Note: This post is only kept up for historical reasons. The current ExaGear EULA doesn’t allow using ExaGear outside of Huawei Kunpeng processors.
ExaGear is a dynamic binary translation layer to run x86_32 and x86_64 applications on Arm 64-bit Linux systems.
You can download it here. On an RPM-based distribution, just unpack the archive and install.
A CentOS 7 rootfs is shipped, you might want to install vte-profile afterwards.
Hardware requirements
A 64-bit Arm CPU with floating point and SIMD extensions. If it can run a conventional Linux distribution, it’ll be able to run this.
Kernel requirements
You’ll have to install the p64k variant for systems with a 64KB page size set up (which ships with the x86_64 -> arm64 translator only, not the x86_32 to arm64 one). Some applications might not work on such a system.
You’ll also need a kernel with 48-bit VA space, 39-bit of VA space kernel configurations are not compatible with ExaGear.
Memory model
ExaGear does not follow TSO completely by default, using heuristics instead. This can be configured through /etc/exagear-x86_64.conf.

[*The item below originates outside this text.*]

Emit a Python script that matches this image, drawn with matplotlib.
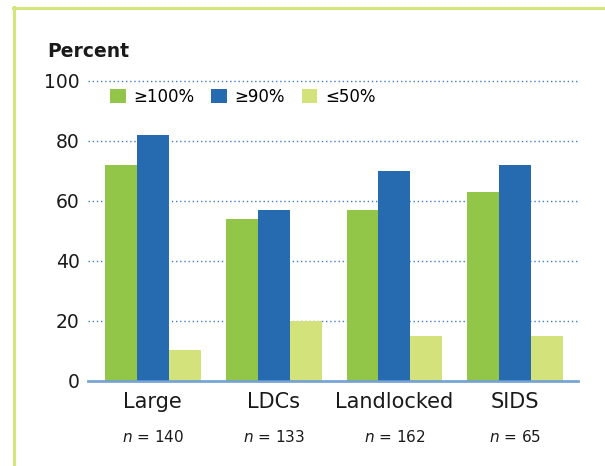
import numpy as np
import matplotlib
matplotlib.use("Agg")
import matplotlib.pyplot as plt
from matplotlib.lines import Line2D
from matplotlib.patches import Patch

# ==============================
# 1. Data
# ==============================
categories = ["Large", "LDCs", "Landlocked", "SIDS"]
n_labels = ["140", "133", "162", "65"]
series_names = ["\u2265100%", "\u226590%", "\u226450%"]
ge100 = [72, 54, 57, 63]
ge90 = [82, 57, 70, 72]
le50 = [10.5, 20, 15, 15]

colors = ["#92c648", "#266ab0", "#d4e27c"]
grid_color = "#3c7cc4"
axis_color = "#6b9bd2"
frame_color = "#d4e57a"

# ==============================
# 2. Figure / axes
# ==============================
W, H = 605, 466
fig = plt.figure(figsize=(W / 100, H / 100), dpi=100)
ax = fig.add_axes([88 / W, 1 - 381 / H, (578 - 88) / W, (381 - 81) / H])

x = np.arange(len(categories))
bw = 32 / 121

for i, (vals, c) in enumerate(zip([ge100, ge90, le50], colors)):
    ax.bar(x + (i - 1) * bw, vals, width=bw, color=c, zorder=2,
           label=series_names[i])

ax.set_xlim(-0.537, 3.52)
ax.set_ylim(0, 100)

# dotted gridlines
for yv in [20, 40, 60, 80, 100]:
    ax.axhline(yv, color=grid_color, lw=1.0, ls=(0, (1, 2)), zorder=1,
               clip_on=False)
# baseline
ax.axhline(0, color=axis_color, lw=2, zorder=3, alpha=0.9, clip_on=False)

for s in ax.spines.values():
    s.set_visible(False)

ax.set_yticks([0, 20, 40, 60, 80, 100])
ax.set_yticklabels(["0", "20", "40", "60", "80", "100"], fontsize=13.5,
                   color="#1a1a1a")
ax.set_xticks(x)
ax.set_xticklabels(categories, fontsize=15, color="#1a1a1a")
ax.tick_params(axis="y", length=0, pad=6)
ax.tick_params(axis="x", length=0, pad=8)

# n = ... labels
for xi, nl in zip(x, n_labels):
    ax.annotate("$n$ = " + nl, xy=(xi, 0), xycoords=("data", "axes fraction"),
                xytext=(0, -61), textcoords="offset pixels",
                ha="center", va="baseline", fontsize=11, color="#1a1a1a")

# ==============================
# 3. Legend
# ==============================
handles = [Patch(facecolor=c, edgecolor="none") for c in colors]
fig.legend(handles, series_names, loc="upper left",
           bbox_to_anchor=(110 / W, 1 - 88 / H), ncol=3, frameon=False,
           fontsize=12, handlelength=0.95, handleheight=0.95,
           handletextpad=0.45, columnspacing=1.0, borderpad=0,
           borderaxespad=0)

# ==============================
# 4. Title and frame
# ==============================
fig.text(47 / W, 1 - 57 / H, "Percent", fontsize=13.5, fontweight="bold",
         ha="left", va="baseline", color="#1a1a1a")

fig.add_artist(Line2D([13.5 / W, 13.5 / W], [0, 1 - 7 / H],
                      transform=fig.transFigure, color=frame_color, lw=2.2))
fig.add_artist(Line2D([12.5 / W, 1], [1 - 8.2 / H, 1 - 8.2 / H],
                      transform=fig.transFigure, color=frame_color, lw=2.2))

fig.savefig("out.png", dpi=100)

SMO_MODE=fbase is the default, with SMO_SEVERITY=smart. For full compliance, you can run those commands:
sudo sed -i -e '/EXAGEAR_SMO_MODE="/s/fbase"/all"/' /etc/exagear-x86_32.conf
sudo sed -i -e '/EXAGEAR_SMO_MODE="/s/fbase"/all"/' /etc/exagear-x86_64.conf
On Tegra K1 64-bit and Tegra Xavier, you’ll want to set SMO_MODE=none, as their CPU implements sequential consistency as the memory model. This setting provides a free performance boost with no downsides on that hardware.
Performance
For running your Docker containers or whatever on an Apple Silicon Mac too, this is a much faster solution than qemu-user.
Some performance numbers on Tegra Xavier: https://browser.geekbench.com/v5/cpu/compare/4206324?baseline=4206183. (Geekbench arm64 Android compared to x86_64 Linux Geekbench results on the same hardware)

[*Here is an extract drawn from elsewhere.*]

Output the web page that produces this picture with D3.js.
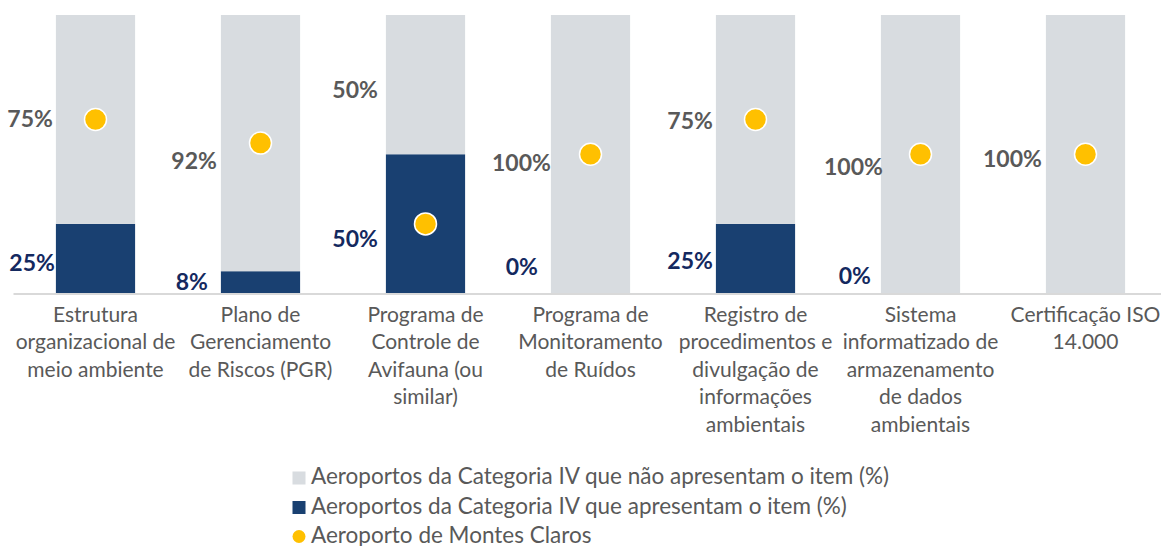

Because ExaGear doesn’t implement the AES instructions, the scores for those is an outlier. Apart from that case, the results are pretty good.
Thank you very much for writing this interesting article. It is good to know that Huawei continued to enhance the emulator and added 64 Bit support after Eltechs stopped working on ExaGear, although it would have been great for Huawei to at least mention Eltechs somewhere in their documentation.
The benchmarks also seem to be promising, I guess that some more complex x86 games could also run with this on more powerful ARM platforms like the Jetson Xavier (if some kind of GPU forwarding is possible).
I have also been trying to get ExaGear to work on my Jetson Xavier NX but until now I didn’t succeed in doing so. ExaGear segfaults on the Xavier and I think that it is related to the kernel shipping with the VA space set to 39 bits. I tried to recompile the kernel with 48 bits of VA space but I can’t get it to compile successfully as soon as I add the flag to the tegra_defconfig file.
Could you please make a tutorial on how to perform this kernel modification or briefly explain how you got it to work on your AGX Xavier?
Hello,
Yep it’s related to VA space being 39 bits.
Use the kernel trees from OE4T, I’ll probably do a blog post on that later,
as it’s needed for running arm64 Windows VMs on that hardware anyway.